I didn’t see Restic 16.5 (default settings) do any compression or deduplication when a new empty repository receives a backup for the first time. Tested this a couple of times and got the same result. Is this normal and does this mean if you gave it a larger amount of data to backup it would produce the same result or do files have to be of certain size before any saving occurs?
Test 1 : Source data: 166 GiB, 34,000 files, each file 5 MiB of random ASCI chars. Compressed by pigz gave 16.9% saving, restic gave 0% savings on the same data.
Test 2 : Source data:190 GiB, 78,000 files with sizes ranging from 1 KiB to 5 MiB filled with random ASCI chars. Compressed by pigz to gave 16.3% savings, restic gave 0.01% savings on the same data.

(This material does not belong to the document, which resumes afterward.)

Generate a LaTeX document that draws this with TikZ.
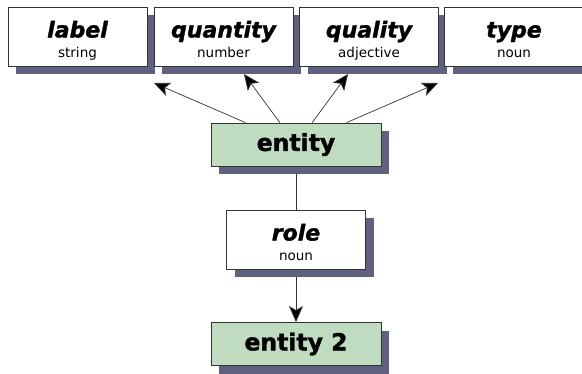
\documentclass[tikz,border=0pt]{standalone}
\usepackage{fontspec}
\setmainfont{DejaVu Sans}[BoldFeatures={FakeBold=1.5}, BoldItalicFeatures={FakeBold=1.5}]
\usepackage{xcolor}
\definecolor{shadowslate}{RGB}{96,96,128}
\definecolor{entitygreen}{RGB}{192,220,192}
\definecolor{linegray}{RGB}{51,51,51}
\usepackage{tikz}
\usetikzlibrary{shadows, backgrounds, arrows.meta}
\newcommand{\fieldname}[1]{{\rule{0pt}{25.5pt}\bfseries\itshape\fontsize{22}{19.5}\selectfont #1}}
\newcommand{\fieldtype}[1]{\rule[-4pt]{0pt}{4pt}#1}
\tikzset{
  shade8/.style  = {drop shadow={shadow xshift=8pt, shadow yshift=-8pt, fill=shadowslate, opacity=1}},
  field/.style   = {rectangle, draw=linegray, line width=0.9pt, fill=white, shade8,
                    minimum width=139pt, minimum height=59pt, inner sep=0pt, align=center,
                    font=\fontsize{13.5}{19.5}\selectfont},
  entbox/.style  = {rectangle, draw=linegray, line width=0.9pt, fill=entitygreen, shade8,
                    minimum width=170pt, minimum height=43pt, inner sep=0pt,
                    font=\bfseries\fontsize{23.5}{26}\selectfont},
  conn/.style    = {-{Stealth[length=16pt, width=14pt, inset=4pt, fill=black]}, line width=0.7pt, draw=linegray},
  link/.style    = {line width=0.7pt, draw=linegray},
}
\begin{document}
\begin{tikzpicture}[x=1pt, y=-1pt]
    \clip (0,0) rectangle (582,373);

    % ── Attribute boxes along the top ───────────────────────────
    \node[field] (label)    at (77.5, 36.5)  {\fieldname{label}\\ \fieldtype{string}};
    \node[field] (quantity) at (223.5, 36.5) {\fieldname{quantity}\\ \fieldtype{number}};
    \node[field] (quality)  at (369, 36.5)   {\fieldname{quality}\\ \fieldtype{adjective}};
    \node[field] (type)     at (514, 36.5)   {\fieldname{type}\\ \fieldtype{noun}};

    % ── Entities and the role between them ──────────────────────
    \node[entbox] (entity)  at (296, 144.5) {entity};
    \node[field]  (role)    at (296, 239.5) {\fieldname{role}\\ \fieldtype{noun}};
    \node[entbox] (entity2) at (296, 344)   {entity 2};

    % ── Free ends of the attribute arrows ───────────────────────
    \coordinate (tolabel)    at (154, 83);
    \coordinate (toquantity) at (244, 74);
    \coordinate (toquality)  at (348, 74);
    \coordinate (totype)     at (438, 83);

    % ── Edges ───────────────────────────────────────────────────
    \draw[conn] (entity) -- (tolabel);     \draw[conn] (entity) -- (toquantity);
    \draw[conn] (entity) -- (toquality);   \draw[conn] (entity) -- (totype);
    \begin{scope}[on background layer]
      \draw[link] (entity) -- (role);
      \draw[conn] (role) -- (entity2);
    \end{scope}
\end{tikzpicture}
\end{document}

Normally with inline data deduplication/compression I would have expected some savings when the source data is compressible. Some deduplication/compression tech advertises when deduplication starts, I couldn’t find it any in of the restic doco.
My guess is there maybe a point when a file is too small to be considered for deduplication - I’ve seen that in some deduplication apps but no mention of it the restic doco.
I did see some very efficient removal of identical files but that was not in an empty repository.
Agree, if input is completely random that is true and that is why deduplication doesn’t like source data that is encrypted, compressed* or generated by /dev/random or /dev/urandom. Restricting randomness to the range of 95 printable ASCI characters should have reduced randomness. I’ll test again with files filled with random data based on restricted sets of 60, 26 chars. Did quick with 10chars (0-9) got about 50% savings.
My guess compression in restic is like other deduplication apps, after the input has been chopped into chunks for deduplication each unique chunk is individually compressed before its stored in the repository. Interesting that pigz found something to compress, not restic.
*The only compressed data that I’m aware of that is deduplication friendly is data compressed by gzip or pigz using the --rsyncable option.